腟がんちつがん
最終編集日:2025/12/18
概要
子宮頸部と外陰部をつなぐ腟にできるがんを腟がんといいます。扁平上皮がんと腺がんの2種類の組織型に分類され、8~9割は扁平上皮がんです。60歳以上の女性に多くみられます。

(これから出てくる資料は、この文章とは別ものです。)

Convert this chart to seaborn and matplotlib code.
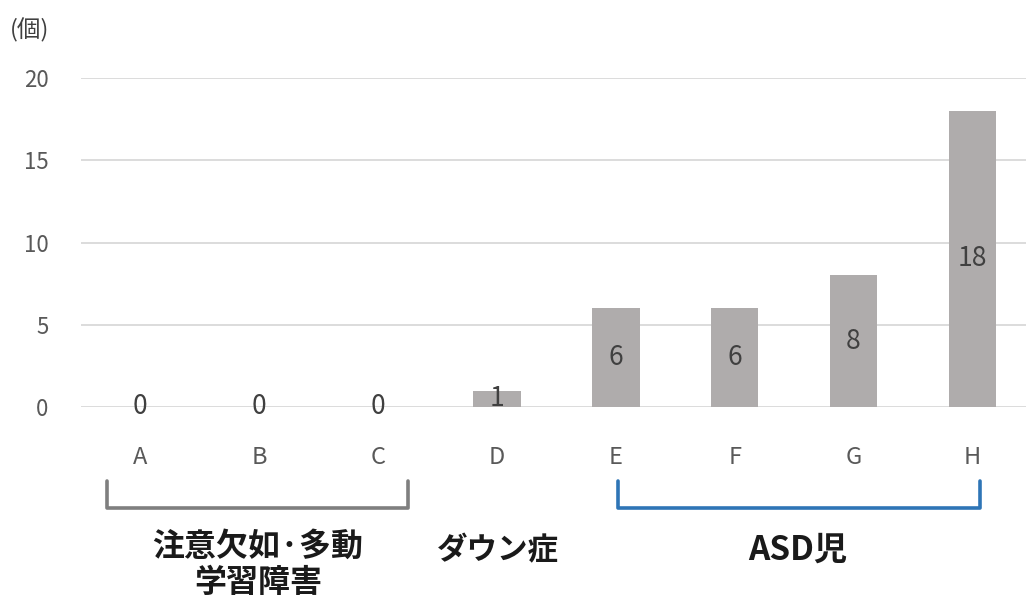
import matplotlib
matplotlib.use("Agg")
import matplotlib.pyplot as plt
import seaborn as sns
import pandas as pd

categories = ["A", "B", "C", "D", "E", "F", "G", "H"]
values = [0, 0, 0, 1, 6, 6, 8, 18]
yticks = [0, 5, 10, 15, 20]
unit_label = "(個)"
group_labels = ["注意欠如·多動\n学習障害", "ダウン症", "ASD児"]

sns.set_theme(style="white")
plt.rcParams['font.family'] = ['Noto Sans CJK JP', 'DejaVu Sans']

df = pd.DataFrame({"cat": categories, "val": values})

fig = plt.figure(figsize=(10.26, 6.0), dpi=100)
ax = fig.add_axes([80.6 / 1026, 1 - 407 / 600, 1 - 80.6 / 1026, (407 - 78) / 600])

sns.barplot(data=df, x="cat", y="val", color="#AFACAC", width=0.4, saturation=1, ax=ax)
for p in ax.patches:
    p.set_edgecolor("none")

ax.set_xlim(-0.5, 7.45)
ax.set_ylim(0, 20)
ax.set_yticks(yticks)
ax.yaxis.grid(True, color="#D9D9D9", linewidth=1.3)
ax.set_axisbelow(True)
for s in ax.spines.values():
    s.set_visible(False)
ax.set_xlabel("")
ax.set_ylabel("")
ax.tick_params(axis="y", length=0, pad=23, labelsize=16, labelcolor="#595959")
ax.tick_params(axis="x", length=0, pad=28, labelsize=17, labelcolor="#595959")

for c in ax.containers:
    ax.bar_label(c, label_type="center", fontsize=19, color="#404040")

fig.text(10 / 1026, 1 - 30 / 600, unit_label, fontsize=17, color="#404040", va="center", ha="left")

# brackets
def bracket(x0, x1, color):
    y0, y1 = 1 - 481 / 600, 1 - 508 / 600
    fig.add_artist(plt.Line2D([x0 / 1026, x0 / 1026, x1 / 1026, x1 / 1026], [y0, y1, y1, y0],
                              color=color, linewidth=2.6, solid_joinstyle="round", solid_capstyle="round"))

bracket(107, 408, "#7F7F7F")
bracket(618, 980, "#2E75B6")

fig.text(258 / 1026, 1 - 565 / 600, group_labels[0], fontsize=23, fontweight="bold", color="#1a1a1a",
         ha="center", va="center", linespacing=1.15)
fig.text(498 / 1026, 1 - 550 / 600, group_labels[1], fontsize=22, fontweight="bold", color="#1a1a1a",
         ha="center", va="center")
fig.text(798 / 1026, 1 - 550 / 600, group_labels[2], fontsize=24, fontweight="bold", color="#1a1a1a",
         ha="center", va="center")

fig.savefig("out.png", dpi=100)
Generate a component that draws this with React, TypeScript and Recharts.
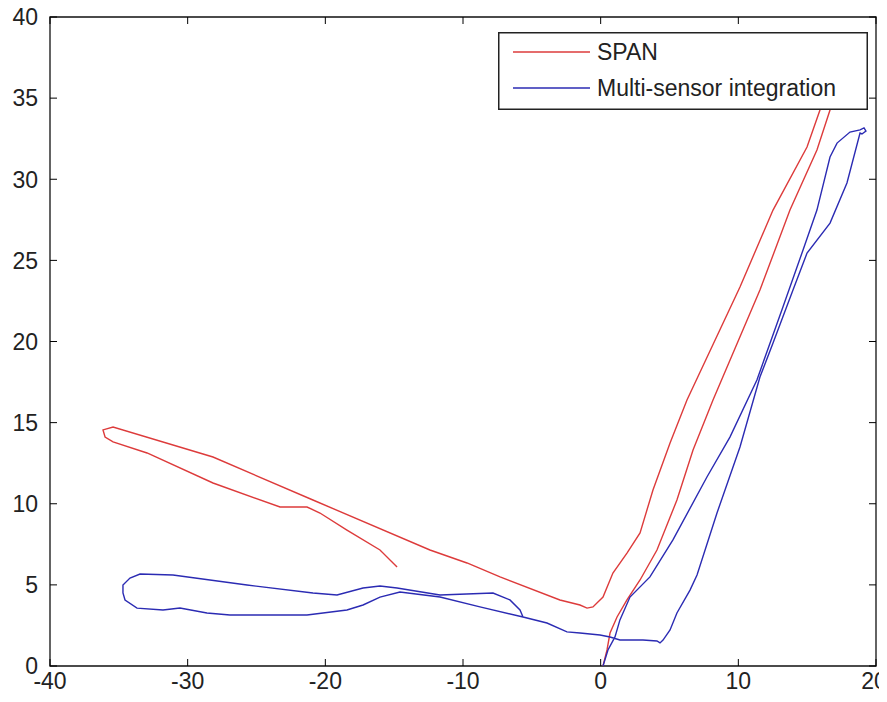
import { LineChart, Line, XAxis, YAxis, ReferenceArea, Legend } from 'recharts'

// SPAN trajectory (origin -> up the right leg -> back down -> out to the west -> back)
const spanX = [
  0.17, 0.46, 0.68, 1.19, 1.91, 2.86, 4.09, 5.54, 6.71, 8.16, 11.57, 13.75, 15.71, 16.66, 17.4,
  17.0, 16.4, 15.93, 14.99, 12.52, 10.12, 6.27, 5.04, 3.8, 2.86, 1.91, 0.89, 0.17, -0.56, -0.99,
  -1.5, -2.96, -7.31, -9.71, -12.4, -20.9, -28.16, -35.42, -36.15, -36.0, -35.42, -32.95, -28.16,
  -23.29, -21.33, -20.39, -18.43, -16.03, -14.79,
]
const spanY = [
  0, 0.99, 2.03, 3.02, 4.07, 5.3, 7.15, 10.23, 13.31, 16.39, 23.17, 28.1, 31.8, 34.27, 36.5,
  37.0, 36.5, 34.27, 31.99, 28.1, 23.36, 16.39, 13.74, 10.85, 8.2, 6.96, 5.73, 4.25, 3.64, 3.57,
  3.76, 4.07, 5.49, 6.35, 7.15, 10.23, 12.88, 14.73, 14.55, 14.11, 13.81, 13.13, 11.28,
  9.8, 9.8, 9.43, 8.38, 7.15, 6.1,
]

// multi-sensor integration trajectory
const multiX = [
  0.17, 0.53, 1.04, 1.4, 2.13, 3.58, 5.25, 7.72, 9.39, 11.35, 13.24, 14.7, 15.71, 16.66, 17.17,
  18.11, 18.84, 19.13, 19.27, 18.98, 18.84, 17.89, 16.66, 14.99, 13.97, 12.52, 11.57, 10.12, 8.45,
  7.0, 6.49, 5.54, 5.04, 4.53, 4.31, 4.09, 3.07, 1.4, 0.68, -0.05, -1.5, -2.45, -3.9, -5.64, -8.77,
  -11.67, -14.58, -16.03, -17.26, -18.43, -21.33, -26.93, -28.6, -30.56, -31.79, -33.68, -34.55,
  -34.7, -34.7, -34.19, -33.46, -31.07, -25.69, -20.9, -19.15, -17.26, -16.03, -14.79, -11.67,
  -7.82, -6.59, -5.86, -5.64,
]
const multiY = [
  0, 0.99, 1.79, 2.84, 4.25, 5.49, 7.77, 11.65, 14.11, 17.63, 22.13, 25.64, 28.1, 31.37, 32.23,
  32.91, 33.04, 33.16, 32.97, 32.79, 32.85, 29.77, 27.3, 25.45, 23.17, 19.91, 17.81, 13.5, 9.43,
  5.61, 4.68, 3.27, 2.22, 1.6, 1.42, 1.54, 1.6, 1.6, 1.79, 1.91, 2.03, 2.1, 2.65, 3.02, 3.64,
  4.25, 4.56, 4.25, 3.76, 3.45, 3.14, 3.14, 3.27, 3.57, 3.45, 3.57, 4.07,
  4.5, 4.99, 5.42, 5.67, 5.61, 4.99, 4.5, 4.38, 4.81, 4.93, 4.81, 4.38,
  4.5, 4.07, 3.45, 3.02,
]

const xTicks = [-40, -30, -20, -10, 0, 10, 20]
const yTicks = [0, 5, 10, 15, 20, 25, 30, 35, 40]
const seriesNames = ['SPAN', 'Multi-sensor integration']
const seriesColors = ['#dd3b3b', '#2b2bb3']

const toPoints = (xs: number[], ys: number[]) => xs.map((x, i) => ({ x, y: ys[i] }))
const spanData = toPoints(spanX, spanY)
const multiData = toPoints(multiX, multiY)

const W = 879
const H = 694
const LEFT = 42
const RIGHT = 868
const TOP = 9
const BOTTOM = 658
const FONT = '"Liberation Sans", Arial, sans-serif'
const TEXT = '#222'

function YTick({ y, payload }: any) {
  return (
    <g>
      <line x1={LEFT} x2={LEFT + 7} y1={y} y2={y} stroke="#000" />
      <line x1={RIGHT - 7} x2={RIGHT} y1={y} y2={y} stroke="#000" />
      <text x={LEFT - 12} y={y} dy="0.36em" textAnchor="end" fontSize={23} fontFamily={FONT} fill={TEXT}>
        {payload.value}
      </text>
    </g>
  )
}

function XTick({ x, payload }: any) {
  // keep the last label inside the page edge
  const tx = Math.min(x, W - 13)
  return (
    <g>
      <line x1={x} x2={x} y1={BOTTOM - 7} y2={BOTTOM} stroke="#000" />
      <line x1={x} x2={x} y1={TOP} y2={TOP + 7} stroke="#000" />
      <text x={tx} y={BOTTOM + 15} dy="0.36em" textAnchor="middle" fontSize={23} fontFamily={FONT} fill={TEXT}>
        {payload.value}
      </text>
    </g>
  )
}

// MATLAB-style boxed legend, entries in plotting order
function LegendBox() {
  return (
    <svg width={370} height={78} style={{ display: 'block' }}>
      <rect x={0.75} y={0.75} width={368.5} height={76.5} fill="#fff" stroke="#222" strokeWidth={1.5} />
      {seriesNames.map((name, i) => {
        const cy = 20 + 36 * i
        return (
          <g key={name}>
            <line x1={15} x2={92} y1={cy} y2={cy} stroke={seriesColors[i]} strokeWidth={1.5} />
            <text x={99} y={cy} dy="0.36em" fontSize={23} fontFamily={FONT} fill={TEXT}>
              {name}
            </text>
          </g>
        )
      })}
    </svg>
  )
}

export default function App() {
  return (
    <LineChart width={W} height={H} margin={{ top: TOP, right: W - RIGHT, left: 0, bottom: 0 }}>
      <XAxis
        dataKey="x"
        type="number"
        domain={[-40, 20]}
        ticks={xTicks}
        allowDataOverflow
        axisLine={false}
        tickLine={false}
        tick={<XTick />}
        height={H - BOTTOM}
        interval={0}
      />
      <YAxis
        dataKey="y"
        type="number"
        domain={[0, 40]}
        ticks={yTicks}
        allowDataOverflow
        axisLine={false}
        tickLine={false}
        tick={<YTick />}
        width={LEFT}
        interval={0}
      />
      <ReferenceArea x1={-40} x2={20} y1={0} y2={40} fill="none" stroke="#111" strokeWidth={1.3} />
      <Line
        data={spanData}
        dataKey="y"
        name={seriesNames[0]}
        stroke={seriesColors[0]}
        strokeWidth={1.4}
        dot={false}
        isAnimationActive={false}
      />
      <Line
        data={multiData}
        dataKey="y"
        name={seriesNames[1]}
        stroke={seriesColors[1]}
        strokeWidth={1.4}
        dot={false}
        isAnimationActive={false}
      />
      <Legend
        layout="vertical"
        align="center"
        verticalAlign="middle"
        wrapperStyle={{ top: 24, left: 490, width: 370 }}
        content={<LegendBox />}
      />
    </LineChart>
  )
}
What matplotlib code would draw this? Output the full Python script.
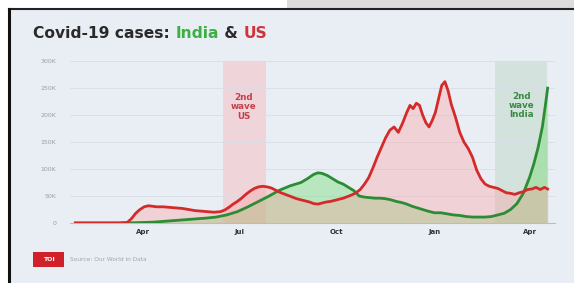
import numpy as np
import pandas as pd
import matplotlib
matplotlib.use("Agg")
import matplotlib.pyplot as plt
import matplotlib.dates as mdates
from matplotlib.patches import Rectangle

# days since 2020-01-01, values in thousands of daily cases (7-day avg)
us_day = [27, 69, 76, 80, 84, 88, 92, 96, 100, 104, 110, 116, 122, 128, 134, 140, 146, 152, 158,
          164, 168, 172, 176, 180, 184, 188, 192, 196, 200, 204, 208, 212, 216, 220, 224, 228, 232,
          236, 240, 244, 248, 252, 256, 260, 264, 268, 272, 276, 280, 284, 288, 292, 296, 300, 304,
          308, 312, 316, 320, 324, 328, 332, 336, 340, 343, 346, 349, 352, 355, 358, 361, 364, 367,
          370, 373, 376, 379, 382, 386, 390, 394, 398, 402, 406, 410, 414, 418, 422, 426, 430, 434,
          438, 442, 446, 450, 454, 458, 462, 466, 470, 473]
us_cases = [0, 0, 1, 8, 18, 25, 30, 32, 31, 30, 30, 29, 28, 27, 25, 23, 22, 21, 20,
            21, 24, 29, 35, 40, 46, 53, 59, 64, 67, 68, 67, 65, 61, 57, 54, 51, 48,
            45, 43, 41, 39, 36, 35, 37, 39, 40, 42, 44, 46, 49, 52, 56, 62, 72, 84,
            102, 122, 140, 158, 172, 178, 168, 185, 205, 218, 212, 222, 218, 200, 186, 178, 190, 205,
            230, 255, 262, 245, 220, 196, 168, 150, 138, 122, 98, 82, 72, 68, 66, 64, 60, 56,
            55, 53, 56, 58, 62, 63, 66, 62, 66, 63]

india_day = [27, 60, 80, 91, 100, 110, 120, 130, 140, 150, 160, 170, 180, 190, 200, 210, 220, 230,
             240, 246, 252, 256, 260, 265, 270, 275, 280, 285, 290, 295, 300, 305, 310, 315, 320,
             325, 330, 335, 340, 345, 350, 355, 360, 366, 372, 378, 384, 390, 396, 402, 408, 414,
             420, 426, 432, 438, 444, 450, 456, 460, 464, 468, 471, 473]
india_cases = [0, 0, 0.3, 1, 1.5, 3, 4.5, 6, 7.5, 9, 11, 15, 21, 30, 40, 50, 61, 69,
               75, 82, 90, 93, 92, 88, 82, 76, 72, 66, 60, 50, 48, 47, 46, 46, 45,
               43, 40, 38, 35, 31, 28, 25, 22, 19, 19, 17, 15, 14, 12, 11, 11, 11,
               12, 15, 18, 25, 36, 55, 85, 110, 140, 178, 220, 250]

us_wave = ("2020-06-15", "2020-07-26")
india_wave = ("2021-02-27", "2021-04-17")
y_ticks = [0, 50, 100, 150, 200, 250, 300]
y_labels = ["0", "50K", "100K", "150K", "200K", "250K", "300K"]

start = pd.Timestamp("2020-01-01")
us_x = start + pd.to_timedelta(us_day, unit="D")
india_x = start + pd.to_timedelta(india_day, unit="D")

bg = "#e9eef5"
red = "#d42a2a"
green = "#2c8c34"

fig = plt.figure(figsize=(5.74, 2.83), dpi=100, facecolor=bg)

# frame bits around the panel
fig.patches.append(Rectangle((0, 0.972), 1, 0.028, transform=fig.transFigure,
                             facecolor="white", edgecolor="none", zorder=0))
fig.patches.append(Rectangle((0.5, 0.972), 0.5, 0.028, transform=fig.transFigure,
                             facecolor="#dcdcdc", edgecolor="none", zorder=0))
fig.patches.append(Rectangle((0, 0), 0.014, 1, transform=fig.transFigure,
                             facecolor="white", edgecolor="none", zorder=0))
fig.add_artist(plt.Line2D([0.015, 1], [0.967, 0.967], transform=fig.transFigure,
                          color="#222222", lw=1.5))
fig.add_artist(plt.Line2D([0.015, 0.015], [0, 0.967], transform=fig.transFigure,
                          color="#111111", lw=2.2))

ax = fig.add_axes([0.122, 0.212, 0.845, 0.572])
ax.set_facecolor(bg)

ax.axvspan(pd.Timestamp(us_wave[0]), pd.Timestamp(us_wave[1]), color="#efd4d9", lw=0, zorder=0)
ax.axvspan(pd.Timestamp(india_wave[0]), pd.Timestamp(india_wave[1]), color="#d3e2dc", lw=0, zorder=0)

ax.fill_between(india_x, 0, india_cases, color="#6fdc6f", alpha=0.4, lw=0, zorder=1)
ax.fill_between(us_x, 0, us_cases, color="#ff9c9c", alpha=0.35, lw=0, zorder=1)
ax.plot(india_x, india_cases, color=green, lw=2.0, zorder=3, solid_joinstyle="round")
ax.plot(us_x, us_cases, color=red, lw=2.0, zorder=4, solid_joinstyle="round")

ax.text(pd.Timestamp("2020-07-05"), 215, "2nd\nwave\nUS", color="#c2404c", fontsize=6.3,
        fontweight="bold", ha="center", va="center", linespacing=1.05)
ax.text(pd.Timestamp("2021-03-24"), 218, "2nd\nwave\nIndia", color="#3a8a44", fontsize=6.3,
        fontweight="bold", ha="center", va="center", linespacing=1.05)

ax.set_xlim(start + pd.Timedelta(days=22), start + pd.Timedelta(days=480))
ax.set_ylim(0, 300)
ax.set_yticks(y_ticks)
ax.set_yticklabels(y_labels)
ax.grid(axis="y", color="#d8dde6", lw=0.6)
ax.set_axisbelow(True)
ax.xaxis.set_major_locator(mdates.MonthLocator(bymonth=[1, 4, 7, 10]))
ax.xaxis.set_major_formatter(mdates.DateFormatter("%b"))
ax.tick_params(axis="y", length=0, labelsize=4.5, labelcolor="#9a9ea6", pad=10)
ax.tick_params(axis="x", length=0, labelsize=5, labelcolor="#333333", pad=4)
for lab in ax.get_xticklabels():
    lab.set_fontweight("bold")
for s in ["top", "right", "left"]:
    ax.spines[s].set_visible(False)
ax.spines["bottom"].set_color("#b8bcc4")
ax.spines["bottom"].set_linewidth(0.8)

# title in coloured pieces
renderer = fig.canvas.get_renderer()
x = 0.058
for piece, col in [("Covid-19 cases: ", "#2a2a2a"), ("India", "#3cb043"),
                   (" & ", "#2a2a2a"), ("US", "#d0343a")]:
    t = fig.text(x, 0.883, piece, color=col, fontsize=11.2, fontweight="bold", va="center")
    bb = t.get_window_extent(renderer=renderer)
    x += bb.width / fig.bbox.width

# footer
fig.patches.append(Rectangle((0.058, 0.057), 0.054, 0.053, transform=fig.transFigure,
                             facecolor="#d0202a", edgecolor="none"))
fig.text(0.085, 0.083, "TOI", color="white", fontsize=4.5, fontweight="bold",
         ha="center", va="center")
fig.text(0.122, 0.083, "Source: Our World in Data", color="#a0a4ac", fontsize=4.2, va="center")

fig.savefig("out.png", dpi=100, facecolor=bg)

女性のがんのなかでも非常にめずらしいもので、女性生殖器に発生するがんの0.3%を占めるにすぎません。がんの進行は比較的遅く、一般的には腟周辺にとどまっていますが、進行例では肝臓、肺、骨などに転移します。
原因
腟がんの一部は 子宮頸がんと同じくHPV(ヒトパピローマウイルス) 感染と関連しますが、特に高齢者では HPV 非関連のものも多く、原因は多様です
症状
閉経後や月経と関係なく起こる不正性器出血、おりもの、下腹部痛、性交中の痛み、排尿痛、腟内のしこりなどがあります。

腟がん
検査・診断
腟のほか、子宮頸部や子宮体部など骨盤内の臓器を調べます。
細胞診の結果でがんの疑いがあった場合は、コルポスコープ診、組織診、内診を行います。がんの広がりを確認する検査として、超音波検査、CT検査、MRI検査なども行われます。
治療
治療は病期に応じて放射線治療が中心となることが多く、手術や化学療法が併用される場合もあります。
がんの病期、年齢、全身の状態や、患者さんの病状などを総合的に検討し、治療法が選択されます。
セルフケア
病後
治療後は経過観察のため、定期的な通院が必要です。転移や再発の恐れもあるため、異変を感じたらすぐに医療機関を受診しましょう。